For the last decade, we in the U.S. have been told that this century is China’s to rise, both economically and militarily. The conventional wisdom informed an entire generation of Americans that we are forever in decline and that outsourced jobs are never coming back. But suddenly, through a congruence of scenarios, we see long-term growth in manufacturing while China’s economy finally finds its ceiling? Stealing secrets from U.S. companies isn’t an act of strength or even clever sleuthing: it’s an act of fear.
The theft of manufacturing data by Chinese hackers is not only related to “reshoring." It is so common it could be said to be the entire plan to for China to combat it. As long as they can steal intellectual property from American companies, China can reduce their cost of labor in a dishonest and dangerous attempt to keep employers and investors there.

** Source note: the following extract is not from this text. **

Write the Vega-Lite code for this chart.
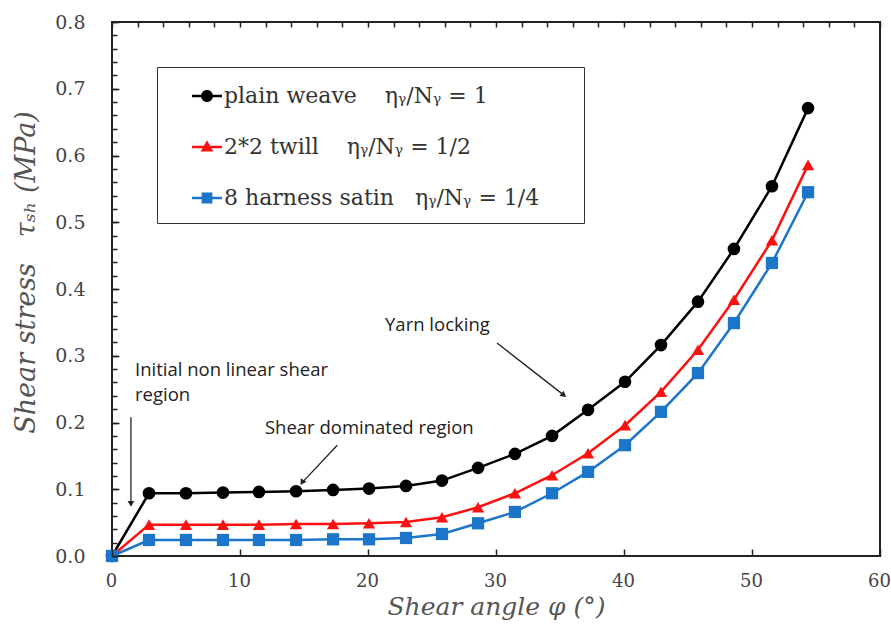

These indictments will likely never, ever result in any actual arrest. China has dismissed the claims as “made up,” even in the face of overwhelming evidence from governments and corporations across the world that the Chinese military does this sort of thing every day. Once more, the U.S. and China have no extradition treaty, meaning China is under no international obligation to turn the five military officials named over to U.S. authorities.
But we should not underestimate the power of the U.S. government's push for accountability. Attorney General Holder and the Obama administration are acting within the law to protect their country’s economic interests and China is subverting the law for the same reason. With administration officials calling these kinds of indictments “the new normal,” the U.S. has made it clear that if China hopes to keep their economic advantage, they’ll have to do so not under the chaos of thievery and espionage but through the same tactic the U.S. has retrieved their economic dignity: through patience and luck.